Another option might be to use an integer template parameter with an if-statement to pick the correct texture reference inside the code. The dead code optimizer will eliminate the branch not taken since the condition is known at compile time.

Yes, that is what i wanted to do - use templates with texture reference as template parameter but with no success :D

Nice (!) Hmmmm :thumbup: I should try to do this way but will it really remove dead banches? :D

Yeah, it will. You can see it at work in e.g. the reduction example from the SDK. There you also have if statements that depend on the template parameter.

The dead code optimizer generally works very well. So well, in fact, that many post to the forums with questions about how commenting out the only global memory write in their kernel makes a huge difference in performance (the dead code optimizer removed everything that was needed to calculate the final value to be written).

The only cases where I have seen the dead code optimizer not remove dead code is when that code writes to shared memory. The optimizer is obviously assuming that the value written in one thread might possible be read in another thread.

Well, by using templates you actually have two different kernels, but of course one code only.
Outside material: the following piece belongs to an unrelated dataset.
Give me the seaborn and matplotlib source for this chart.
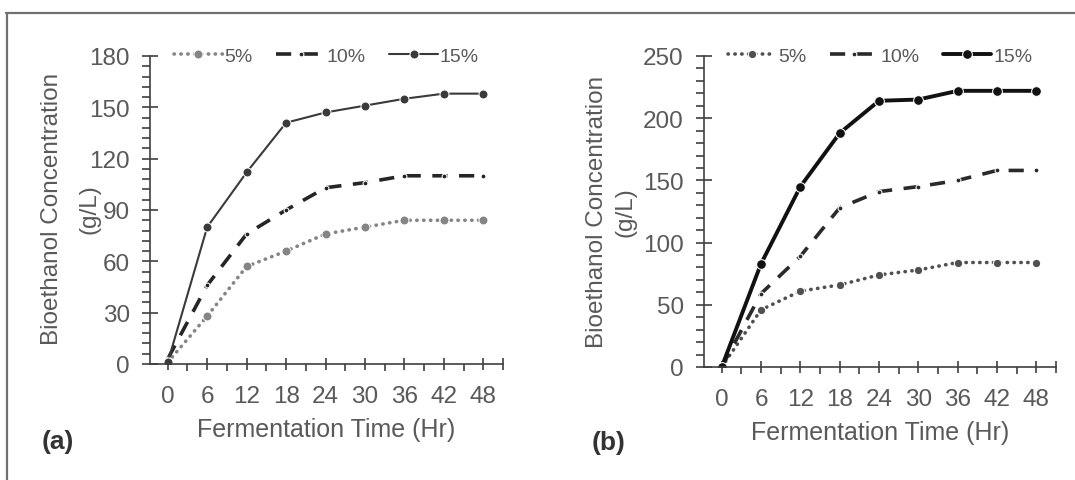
import matplotlib
matplotlib.use("Agg")
import matplotlib.pyplot as plt
import seaborn as sns
from matplotlib.lines import Line2D

# data
hours = [0, 6, 12, 18, 24, 30, 36, 42, 48]
series_names = ["5%", "10%", "15%"]

a_5 = [1, 28, 57, 66, 76, 80, 84, 84, 84]
a_10 = [3, 46, 76, 90, 103, 106, 110, 110, 110]
a_15 = [1, 80, 112, 141, 147, 151, 155, 158, 158]

b_5 = [0, 46, 61, 66, 74, 78, 84, 84, 84]
b_10 = [0, 59, 89, 128, 141, 145, 150, 158, 158]
b_15 = [0, 83, 145, 188, 214, 215, 222, 222, 222]

panel_labels = ["(a)", "(b)"]

sns.set_style("white")
plt.rcParams['font.family'] = ['Liberation Sans', 'DejaVu Sans']

txt = '#595959'
axc = '#404040'

fig = plt.figure(figsize=(10.75, 4.81), dpi=100)
W, H = 1075, 481

# axes boxes in pixel coords (left, right, bottom_y, top_y)
boxes = [(150, 503, 365, 57), (704, 1056, 368, 57)]
axes = []
for l, r, b, t in boxes:
    axes.append(fig.add_axes([l / W, 1 - b / H, (r - l) / W, (b - t) / H]))

styles_a = [
    dict(color='#858585', linestyle=(0, (0.1, 1.8)), linewidth=2.6, marker='o', markersize=6.5, dash_capstyle='round'),
    dict(color='#262626', linestyle=(0, (4.2, 3.2)), linewidth=2.6, marker='o', markersize=3.5),
    dict(color='#3a3a3a', linestyle='-', linewidth=1.5, marker='o', markersize=6.5),
]
styles_b = [
    dict(color='#505050', linestyle=(0, (0.1, 1.8)), linewidth=2.6, marker='o', markersize=6, dash_capstyle='round'),
    dict(color='#2a2a2a', linestyle=(0, (4.2, 3.2)), linewidth=2.6, marker='o', markersize=3.5),
    dict(color='#111111', linestyle='-', linewidth=2.8, marker='o', markersize=7),
]

# (axes, data, styles, ymax, major step, minor step, label x px, unit x px, label y px)
panels = [
    (axes[0], [a_5, a_10, a_15], styles_a, 180, 30, 6, 52, 89, 209),
    (axes[1], [b_5, b_10, b_15], styles_b, 250, 50, 10, 597, 626, 212),
]

for i, (ax, data, styles, ymax, ystep, ymin_step, lx, ux, ly) in enumerate(panels):
    for name, vals, st in zip(series_names, data, styles):
        sns.lineplot(x=hours, y=vals, ax=ax, label=name, **st)

    ax.set_xlim(-2.7, 51)
    ax.set_ylim(0, ymax)
    ax.set_xticks(hours + [51])
    ax.set_xticklabels([str(h) for h in hours] + [''])
    ax.set_xticks([3, 9, 15, 21, 27, 33, 39, 45], minor=True)
    ax.set_yticks(list(range(0, ymax + 1, ystep)))
    ax.set_yticks([v for v in range(0, ymax + 1, ymin_step) if v % ystep], minor=True)

    for s in ['top', 'right']:
        ax.spines[s].set_visible(False)
    for s in ['left', 'bottom']:
        ax.spines[s].set_color(axc)
        ax.spines[s].set_linewidth(1.2)

    ax.tick_params(axis='x', which='major', direction='inout', length=8, width=1.2,
                   color=axc, labelsize=17.5, labelcolor=txt, pad=11, bottom=True)
    ax.tick_params(axis='x', which='minor', direction='out', length=5, width=1.2,
                   color=axc, bottom=True)
    ax.tick_params(axis='y', which='major', direction='inout', length=11, width=1.2,
                   color=axc, labelsize=17.5, labelcolor=txt, pad=9, left=True)
    ax.tick_params(axis='y', which='minor', direction='out', length=5.5, width=1.2,
                   color=axc, left=True)

    ax.set_xlabel("Fermentation Time (Hr)", fontsize=18, color=txt, va='center')
    ax.xaxis.set_label_coords(0.5, -0.21)

    # y label in two separate lines, as in the original
    pos = ax.get_position()
    ax.set_ylabel("Bioethanol Concentration", fontsize=17.5, color=txt, va='center')
    ax.yaxis.set_label_coords((lx / W - pos.x0) / pos.width,
                              ((1 - ly / H) - pos.y0) / pos.height)
    fig.text(ux / W, 1 - ly / H, "(g/L)", fontsize=17.5, color=txt, rotation=90,
             ha='center', va='center')

    leg = ax.legend(loc='center', bbox_to_anchor=(0.5, 1.0), ncol=3, frameon=False,
                    fontsize=14, handlelength=2.5, handletextpad=0.1,
                    columnspacing=1.2, borderaxespad=0)
    for t in leg.get_texts():
        t.set_color(txt)

fig.text(42 / W, 1 - 442 / H, panel_labels[0], fontsize=19, fontweight='bold',
         color='#333333', va='center', ha='left')
fig.text(592 / W, 1 - 443 / H, panel_labels[1], fontsize=19, fontweight='bold',
         color='#333333', va='center', ha='left')

# frame lines (top and left only)
fig.add_artist(Line2D([6 / W, 1], [1 - 14 / H, 1 - 14 / H], transform=fig.transFigure,
                      color='#707070', linewidth=1.6))
fig.add_artist(Line2D([7 / W, 7 / W], [0, 1 - 14 / H], transform=fig.transFigure,
                      color='#707070', linewidth=1.6))

fig.savefig("out.png", dpi=100)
If there’s no way to use textures as template parameters, you can at least use template parameter classes reading different textures, like in this example:

texture<uchar4,3,cudaReadModeNormalizedFloat>  tex_a;

texture<ushort4,3,cudaReadModeNormalizedFloat> tex_b;

#define DECL __device__

struct tex_a_reader {

    DECL float4 operator()(float3 p) const { return tex3D(tex_a, p.x, p.y, p.z); }

};

struct tex_b_reader {

    DECL float4 operator()(float3 p) const { return tex3D(tex_b, p.x, p.y, p.z); }

};

template <typename TextureReader>

__global__ void texture_test(float * result) {

    TextureReader tex_3d;

    float3 pos = make_float3(threadIdx.x, threadIdx.y, blockIdx.x);

    float4 value = tex_3d(pos);

    result[threadIdx.x] = value.x + value.y + value.z + value.w;

}

void test(bool use_uchar, float * deviceptr) {

    if (use_uchar)

        texture_test<tex_a_reader><<<g,b>>>(deviceptr);

    else

        texture_test<tex_b_reader><<<g,b>>>(deviceptr);

}

first, if that is what you want, templates do not help any way. Templates for this case behave just as macros: You have the source code only once, but there will be multiple functions generated in the binary. Admittedly templates are a bit less messy to use though.
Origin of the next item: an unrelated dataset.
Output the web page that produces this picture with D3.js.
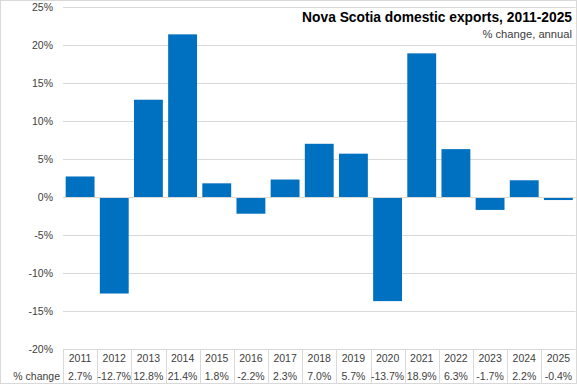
<!DOCTYPE html>
<html>
<head>
<meta charset="utf-8">
<script src="https://cdn.jsdelivr.net/npm/d3@7"></script>
<style>
  body { margin: 0; background: #fff; }
  text { fill: #404040; }
</style>
</head>
<body>
<script>
var years = ["2011","2012","2013","2014","2015","2016","2017","2018","2019","2020","2021","2022","2023","2024","2025"];
var pctChange = [2.7, -12.7, 12.8, 21.4, 1.8, -2.2, 2.3, 7.0, 5.7, -13.7, 18.9, 6.3, -1.7, 2.2, -0.4];
var yTicks = [25, 20, 15, 10, 5, 0, -5, -10, -15, -20];

var width = 577,
    height = 384;

var svg = d3.select("body").append("svg")
    .attr("width", width)
    .attr("height", height)
    .style("display", "block");

// outer chart border
svg.append("rect")
    .attr("x", 0.5).attr("y", 0.5)
    .attr("width", width - 1).attr("height", height - 1)
    .attr("fill", "none")
    .attr("stroke", "#d9d9d9");

var x = d3.scaleBand()
    .domain(years)
    .range([63, 575.5])
    .paddingInner(0.155)
    .paddingOuter(0.078);

var y = d3.scaleLinear()
    .domain([-20, 25])
    .range([349, 7]);

// gridlines
svg.append("g").selectAll("line")
    .data(yTicks)
    .enter().append("line")
    .attr("x1", 63).attr("x2", 575.5)
    .attr("y1", function(d) { return Math.round(y(d)) + 0.5; })
    .attr("y2", function(d) { return Math.round(y(d)) + 0.5; })
    .attr("stroke", "#d9d9d9")
    .attr("stroke-width", 1);

// y tick labels
svg.append("g").selectAll("text")
    .data(yTicks)
    .enter().append("text")
    .attr("x", 53)
    .attr("y", function(d) { return y(d) + 4; })
    .attr("text-anchor", "end")
    .style("font-family", "'Liberation Sans', Arial, sans-serif")
    .style("font-size", "10.5px")
    .text(function(d) { return d + "%"; });

// bars
svg.append("g").selectAll("rect")
    .data(pctChange)
    .enter().append("rect")
    .attr("x", function(d, i) { return x(years[i]); })
    .attr("width", x.bandwidth())
    .attr("y", function(d) { return d >= 0 ? y(d) : y(0) + 1; })
    .attr("height", function(d) { return d >= 0 ? y(0) - y(d) : y(d) - y(0) - 1; })
    .attr("fill", "#0070c0");

// data table below the plot
var x0 = 63, colW = 512.5 / years.length;
var tbl = svg.append("g");
tbl.selectAll("line")
    .data(d3.range(years.length + 1))
    .enter().append("line")
    .attr("x1", function(i) { return Math.round(x0 + i * colW) + 0.5; })
    .attr("x2", function(i) { return Math.round(x0 + i * colW) + 0.5; })
    .attr("y1", 349).attr("y2", 384)
    .attr("stroke", "#d9d9d9");

tbl.selectAll("text.yr")
    .data(years)
    .enter().append("text")
    .attr("class", "yr")
    .attr("x", function(d, i) { return x0 + (i + 0.5) * colW; })
    .attr("y", 362)
    .attr("text-anchor", "middle")
    .style("font-family", "'Liberation Sans Narrow', 'Liberation Sans', sans-serif")
    .style("font-size", "10.5px")
    .text(function(d) { return d; });

tbl.selectAll("text.val")
    .data(pctChange)
    .enter().append("text")
    .attr("class", "val")
    .attr("x", function(d, i) { return x0 + (i + 0.5) * colW; })
    .attr("y", 380)
    .attr("text-anchor", "middle")
    .style("font-family", "'Liberation Sans Narrow', 'Liberation Sans', sans-serif")
    .style("font-size", "10.5px")
    .text(function(d) { return d.toFixed(1) + "%"; });

tbl.append("text")
    .attr("x", 60)
    .attr("y", 380)
    .attr("text-anchor", "end")
    .style("font-family", "'Liberation Sans Narrow', 'Liberation Sans', sans-serif")
    .style("font-size", "10.5px")
    .text("% change");

// title
svg.append("text")
    .attr("x", 572)
    .attr("y", 22)
    .attr("text-anchor", "end")
    .style("font-family", "'Liberation Sans', Arial, sans-serif")
    .style("font-weight", "bold")
    .style("font-size", "13.8px")
    .style("fill", "#000")
    .text("Nova Scotia domestic exports, 2011-2025");

svg.append("text")
    .attr("x", 572)
    .attr("y", 38)
    .attr("text-anchor", "end")
    .style("font-family", "'Liberation Sans', Arial, sans-serif")
    .style("font-size", "11.2px")
    .text("% change, annual");
</script>
</body>
</html>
Secondly, since you use different types you can not use the same code to process both.

You can use only one kernel though, using the macros someone else suggested above:

void __global__ kernel(int float_variant) {

  if (float_variant) {

    macro_kernel_body(float, float_tex);

  } else {

    macro_kernel_body(int, int_tex);

  }

}

It will double the size of the kernel, though that should not matter too much (though you can probably cut down the code duplication to the texture reads if you change the textures to convert the ints to floats, if that works for your case).

:thumbsup: Good work :excl: :D

I am aware that there will be two kernels but that doesn’t matter because one source code is the main priority ;)

Thanks again to Everybody for all hints and advices you’ve provided :wink: